The Silla Dynasty

The Silla Dynasty

The Silla dynasty was made up of three kingdoms of southern Korea including Baekje, Goguryeo and Silla.  From archeological discoveries, it is revealed that Sillas civilization is rich in spirituality, skilled martial art, advanced science and an outstanding skill in the art of sculpture and architecture. Recovery of artifacts and government support in the restoration of historical sites has enabled the historians to put together a perfect picture of the Silla dynasty. The pillars of the Unified Silla were Buddhism and aristocratic society. The two are seemingly very odd companions in that one renounces the world while the other celebrates worldly wealth. Buddhism Unified Silla but its evolution led to Sillas’ fall.

Buddhism was introduced in the three kingdoms during their transition from tribal federations to states. During its introduction, it absorbed the myths, shamanistic beliefs and legends of the tribes and instead forged a more systematic philosophy and religion. Buddhism offered a way for the commoners to understand contradiction and conflicts in the society. It also provides a spiritual and social basis for the kingdoms to develop to states (Lee 34). At its inception, Buddhism allied itself with the royal authority. In silla, Buddhism was the accelerating force to the growth of state structure and royal power.

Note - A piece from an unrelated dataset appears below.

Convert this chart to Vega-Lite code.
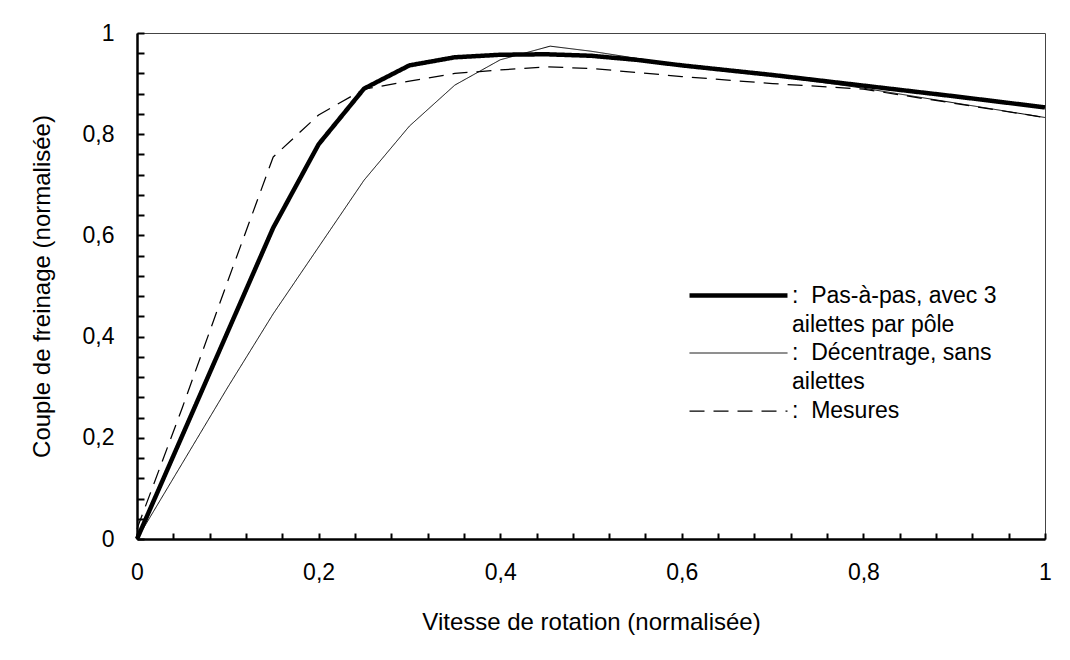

During the war, Silla and Tang China were enemies but after the formation of unified Silla, close relations with the Tang China were maintained. This can be evidenced by the influence of Chinese culture in Silla civilization. Monks traveled from Korea to China to study Buddhism in the Chinese tradition. Buddhism was the main attribute that made the two empires to maintain ties. Those monks who traveled to China introduced new Buddhist sects in Silla such as pure land Buddhism and Seon. The Buddhism religion was very influential in uniting the people of Silla in that they now had a common thing to believe in. A great number of people, for example, followed pure land Buddhism for it was seen as a faith for the common person. Someone educated could easily adhere and understand the basic principles of pure land Buddhism (Lee 35).  The common people had a hope that all their suffering would end upon death in the western paradise as taught by Buddhism. Many people left their farms to become monks in the mountains of monks.

The aristocratic class, on the other hand, embraced the Hwaom Doctrine of Buddhism. According to this doctrine, “all things have their place within the harmony of the universal order”. The aristocrats used this doctrine to dictate that all people have their place in the society, and their place was to lead. The aristocrats garnered a lot of wealth while the commoners worked on small farms in clustered villages (Lee, 55). These commoners also had an obligation to share their crop produce with the governor. Slaves and commoners worked the farmland and gave money to the government officials and the state. The aristocrats used available means to acquire money illegally from the slaves and commoners.

The monarchy in Silla rose in power at the expense of the commoners. This was commonly due to the new wealth from Sillas unification with the peninsula. The ruling class also managed to suppress all other aristocratic revolts. This enabled the king to merge the powerful families and rivals to form a central authority. In 768, Kim Daegong planned a coup, which led to a three years battle. This was followed by a series of assassinations of kings thereby weakening Silla. Silla dramatically went from a flourishing kingdom to collapse and decline (Eckert 214)

Buddhism was the pillar to the unification of Silla. It made it easier for the kingdoms to transit from tribal federations to states. It offered a common religion that was accepted by all states. After unification, Buddhism became a common philosophy (Lee 34). Monks traveled to China to study Buddhism. Such monks later returned to Unified Silla and introduced other sects of Buddhism. Different people adopted different sects. The aristocrats, in particular, adopted the Hwaom Doctrine, which stipulated that all people have their place in the society. They dictated that their place was to lead. They made the slaves and the commoners and slaves work and then share the produce with the state and government officials. Only the powerful aristocratic families were in leadership positions. Thus, the less powerful aristocrats were not happy and revolted. Small revolts arose and rebel leaders would merge in an attempt to restore their respective kingdoms.

The common religion of Buddhism evolved to destroy the same people who believed in it. The aristocrats misused the teachings of Buddhism to acquire wealth for themselves at the expense of the other commoners. Corruption and greed became common in Unified Silla, and people wished to restore back their kingdoms. Buddhism was no longer the unifying religion but the dividing philosophy of power and wealth. Greed for wealth and power became the new philosophy, and the advantage of being a unified state was no longer helpful leading to the fall of Unified Silla.

 

Work cited

Eckert, Carter J. Korea, Old and New: A History. Seoul, Korea: Published for the Korea Institute, Harvard U by Ilchokak ;, 1990. Print.

Lee, Peter H. Anthology of Korean Literature: From the Earliest Era to the Nineteenth Century. Honolulu: U of Hawaii, 1983. Print.

Lee, Peter H. Sources of Korean Tradition. New York: Columbia UP, 2000. Print.